Ultimately, the improved understanding of data allows Merchants and the Shopify Team to make more informed decisions.
Question 2
a. How many orders were shipped by Speedy Express in total?
SELECT ShipperName, COUNT(Orders.ShipperID)
FROM Orders
INNER JOIN Shippers ON Orders.ShipperID = Shippers.ShipperID
GROUP BY Orders.ShipperID;
There were 54 orders shipped by Speedy Express.
b. What is the last name of the employee with the most orders?
SELECT LastName, COUNT(Orders.EmployeeID)
FROM Orders
INNER JOIN Employees ON Orders.EmployeeID = Employees.EmployeeID
GROUP BY Orders.EmployeeID
Order by COUNT(Orders.EmployeeID) Desc;
The last of of the employee with the most orders is “Peacock”.
c.
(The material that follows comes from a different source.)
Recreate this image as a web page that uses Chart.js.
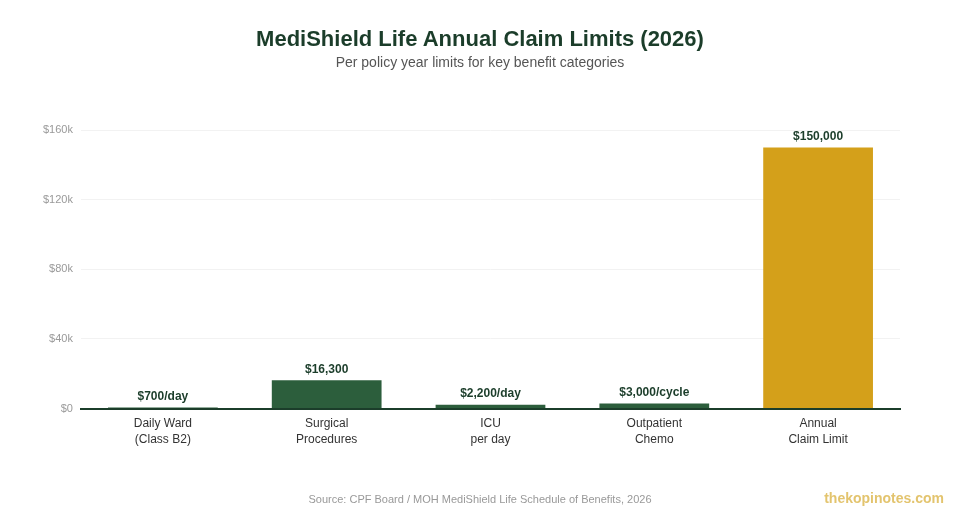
<!DOCTYPE html>
<html>
<head>
<meta charset="utf-8">
<script src="https://cdn.jsdelivr.net/npm/chart.js@4/dist/chart.umd.min.js"></script>
<style>
  html, body { margin: 0; padding: 0; background: #fff; }
  #wrap { position: relative; width: 960px; height: 520px; font-family: "Liberation Sans", Arial, sans-serif; }
  #titulo { position: absolute; left: 0; width: 960px; top: 26px; text-align: center; font-size: 22px; font-weight: bold; color: #1b3d2a; }
  #subtitulo { position: absolute; left: 0; width: 960px; top: 54px; text-align: center; font-size: 14px; color: #555; }
  #fuente { position: absolute; left: 0; width: 960px; top: 493px; text-align: center; font-size: 11px; color: #999; }
  #marca { position: absolute; right: 16px; top: 490px; font-size: 14px; font-weight: bold; color: #e3c46e; }
</style>
</head>
<body>
<div id="wrap">
  <canvas id="grafico" width="960" height="520"></canvas>
  <div id="titulo">MediShield Life Annual Claim Limits (2026)</div>
  <div id="subtitulo">Per policy year limits for key benefit categories</div>
  <div id="fuente">Source: CPF Board / MOH MediShield Life Schedule of Benefits, 2026</div>
  <div id="marca">thekopinotes.com</div>
</div>
<script>
// ─── Datos ───────────────────────────────────────
const categorias = [
  ['Daily Ward', '(Class B2)'],
  ['Surgical', 'Procedures'],
  ['ICU', 'per day'],
  ['Outpatient', 'Chemo'],
  ['Annual', 'Claim Limit']
];
const limites   = [700, 16300, 2200, 3000, 150000];
const etiquetas = ['$700/day', '$16,300', '$2,200/day', '$3,000/cycle', '$150,000'];
const ticksY    = [0, 40000, 80000, 120000, 160000];

// ─── Colores ─────────────────────────────────────
const verde      = '#2c5e3c';
const verdeOsc   = '#1b3d2a';
const dorado     = '#d4a01a';
const colores    = limites.map((v, i) => i === limites.length - 1 ? dorado : verde);

// ─── Plugin etiquetas sobre barras ───────────────
const etiquetasBarras = {
  id: 'etiquetasBarras',
  afterDatasetsDraw(chart) {
    const c = chart.ctx;
    const meta = chart.getDatasetMeta(0);
    c.save();
    c.font = 'bold 12px "Liberation Sans", Arial, sans-serif';
    c.fillStyle = verdeOsc;
    c.textAlign = 'center';
    c.textBaseline = 'bottom';
    meta.data.forEach((bar, i) => {
      c.fillText(etiquetas[i], bar.x, bar.y - 5);
    });
    c.restore();
  }
};

// ─── Gráfico ─────────────────────────────────────
const ctx = document.getElementById('grafico').getContext('2d');
new Chart(ctx, {
  type: 'bar',
  data: {
    labels: categorias,
    datasets: [{
      data: limites,
      backgroundColor: colores,
      borderWidth: 0,
      barPercentage: 0.67,
      categoryPercentage: 1
    }]
  },
  options: {
    responsive: false,
    animation: false,
    layout: { padding: { top: 130, right: 60, left: 35, bottom: 73 } },
    plugins: {
      legend: { display: false },
      tooltip: { enabled: false }
    },
    scales: {
      x: {
        grid: { display: false },
        border: { color: verdeOsc, width: 2 },
        ticks: {
          color: '#333',
          padding: -1,
          font: { family: '"Liberation Sans", Arial, sans-serif', size: 12, lineHeight: 1.35 }
        }
      },
      y: {
        min: 0,
        max: 160000,
        afterBuildTicks(axis) { axis.ticks = ticksY.map(v => ({ value: v })); },
        grid: { color: '#f2f2f2', drawTicks: false },
        border: { display: false },
        ticks: {
          color: '#999',
          padding: 8,
          font: { family: '"Liberation Sans", Arial, sans-serif', size: 11 },
          callback: v => v === 0 ? '$0' : '$' + (v / 1000) + 'k'
        }
      }
    }
  },
  plugins: [etiquetasBarras]
});
</script>
</body>
</html>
What product was ordered most by customers in Germany?
There can be two possible ways to interpret this question.
If we are interested in the quantity of the product
SELECT ProductName, MAX(Quantity)
FROM(
SELECT Products.ProductName as ProductName, OrderDetails.Quantity
FROM Orders
INNER JOIN Customers ON Orders.CustomerID=Customers.CustomerID
INNER JOIN OrderDetails ON Orders.OrderID=OrderDetails.OrderID
INNER JOIN Products ON Products.ProductID=OrderDetails.ProductID
WHERE Country = 'Germany'
Group By Products.ProductID
Order by OrderDetails.Quantity Desc);
Steeleye Stout was purchased 100 times, was the most ordered item in Germany.
However, if we are not interested in the quantity of the product, but simply care about which product was ordered most frequently by customers, we can using the following SQL Query:
SELECT ProductName, MAX(ProductCount)
FROM (
SELECT Products.ProductName as ProductName, COUNT(Products.ProductName) as ProductCount
FROM Orders
INNER JOIN Customers ON Orders.CustomerID=Customers.CustomerID
INNER JOIN OrderDetails ON Orders.OrderID=OrderDetails.OrderID
INNER JOIN Products ON Products.ProductID=OrderDetails.ProductID
WHERE Country = 'Germany'
GROUP BY Products.ProductName
Order by COUNT(Products.ProductName) Desc
);
Gorgonzola Telino was ordered five times, making it the most ordered product in Germany.